Exercise brief:
Set down the full listing exactly, character for character.

Information shown:
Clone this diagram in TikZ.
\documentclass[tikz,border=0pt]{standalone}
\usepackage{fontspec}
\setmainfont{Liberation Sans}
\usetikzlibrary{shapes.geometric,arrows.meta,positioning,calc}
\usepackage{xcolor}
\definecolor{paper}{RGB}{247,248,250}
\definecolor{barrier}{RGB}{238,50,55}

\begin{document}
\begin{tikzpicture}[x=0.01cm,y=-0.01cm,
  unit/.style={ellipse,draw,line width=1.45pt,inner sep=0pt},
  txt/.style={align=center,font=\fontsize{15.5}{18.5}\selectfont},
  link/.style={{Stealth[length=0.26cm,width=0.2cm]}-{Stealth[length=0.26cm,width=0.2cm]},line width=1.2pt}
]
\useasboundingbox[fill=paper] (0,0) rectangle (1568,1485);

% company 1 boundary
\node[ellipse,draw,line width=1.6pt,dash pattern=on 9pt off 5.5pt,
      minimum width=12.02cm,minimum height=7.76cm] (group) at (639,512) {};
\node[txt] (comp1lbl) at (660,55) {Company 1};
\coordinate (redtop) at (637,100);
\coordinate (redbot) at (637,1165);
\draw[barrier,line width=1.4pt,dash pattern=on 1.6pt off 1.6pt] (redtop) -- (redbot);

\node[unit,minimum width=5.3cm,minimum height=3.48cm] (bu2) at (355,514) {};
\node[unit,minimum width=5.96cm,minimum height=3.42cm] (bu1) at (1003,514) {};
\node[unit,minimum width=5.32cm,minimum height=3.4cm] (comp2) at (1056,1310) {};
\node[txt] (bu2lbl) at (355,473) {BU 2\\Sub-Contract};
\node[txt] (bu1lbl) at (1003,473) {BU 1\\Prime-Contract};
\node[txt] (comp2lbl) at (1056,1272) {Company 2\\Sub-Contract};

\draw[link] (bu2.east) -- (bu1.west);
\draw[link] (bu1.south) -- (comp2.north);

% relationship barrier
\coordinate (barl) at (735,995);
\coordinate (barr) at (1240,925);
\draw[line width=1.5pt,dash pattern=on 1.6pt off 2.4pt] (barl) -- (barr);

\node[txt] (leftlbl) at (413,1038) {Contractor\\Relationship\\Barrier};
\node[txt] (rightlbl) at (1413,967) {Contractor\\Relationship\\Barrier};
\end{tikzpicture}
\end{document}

Written solution:
Clone this diagram in TikZ.
\documentclass[tikz,border=0pt]{standalone}
\usepackage{fontspec}
\setmainfont{Liberation Sans}
\usetikzlibrary{shapes.geometric,arrows.meta,positioning,calc}
\usepackage{xcolor}
\definecolor{paper}{RGB}{247,248,250}
\definecolor{barrier}{RGB}{238,50,55}

\begin{document}
\begin{tikzpicture}[x=0.01cm,y=-0.01cm,
  unit/.style={ellipse,draw,line width=1.45pt,inner sep=0pt},
  txt/.style={align=center,font=\fontsize{15.5}{18.5}\selectfont},
  link/.style={{Stealth[length=0.26cm,width=0.2cm]}-{Stealth[length=0.26cm,width=0.2cm]},line width=1.2pt}
]
\useasboundingbox[fill=paper] (0,0) rectangle (1568,1485);

% company 1 boundary
\node[ellipse,draw,line width=1.6pt,dash pattern=on 9pt off 5.5pt,
      minimum width=12.02cm,minimum height=7.76cm] (group) at (639,512) {};
\node[txt] (comp1lbl) at (660,55) {Company 1};
\coordinate (redtop) at (637,100);
\coordinate (redbot) at (637,1165);
\draw[barrier,line width=1.4pt,dash pattern=on 1.6pt off 1.6pt] (redtop) -- (redbot);

\node[unit,minimum width=5.3cm,minimum height=3.48cm] (bu2) at (355,514) {};
\node[unit,minimum width=5.96cm,minimum height=3.42cm] (bu1) at (1003,514) {};
\node[unit,minimum width=5.32cm,minimum height=3.4cm] (comp2) at (1056,1310) {};
\node[txt] (bu2lbl) at (355,473) {BU 2\\Sub-Contract};
\node[txt] (bu1lbl) at (1003,473) {BU 1\\Prime-Contract};
\node[txt] (comp2lbl) at (1056,1272) {Company 2\\Sub-Contract};

\draw[link] (bu2.east) -- (bu1.west);
\draw[link] (bu1.south) -- (comp2.north);

% relationship barrier
\coordinate (barl) at (735,995);
\coordinate (barr) at (1240,925);
\draw[line width=1.5pt,dash pattern=on 1.6pt off 2.4pt] (barl) -- (barr);

\node[txt] (leftlbl) at (413,1038) {Contractor\\Relationship\\Barrier};
\node[txt] (rightlbl) at (1413,967) {Contractor\\Relationship\\Barrier};
\end{tikzpicture}
\end{document}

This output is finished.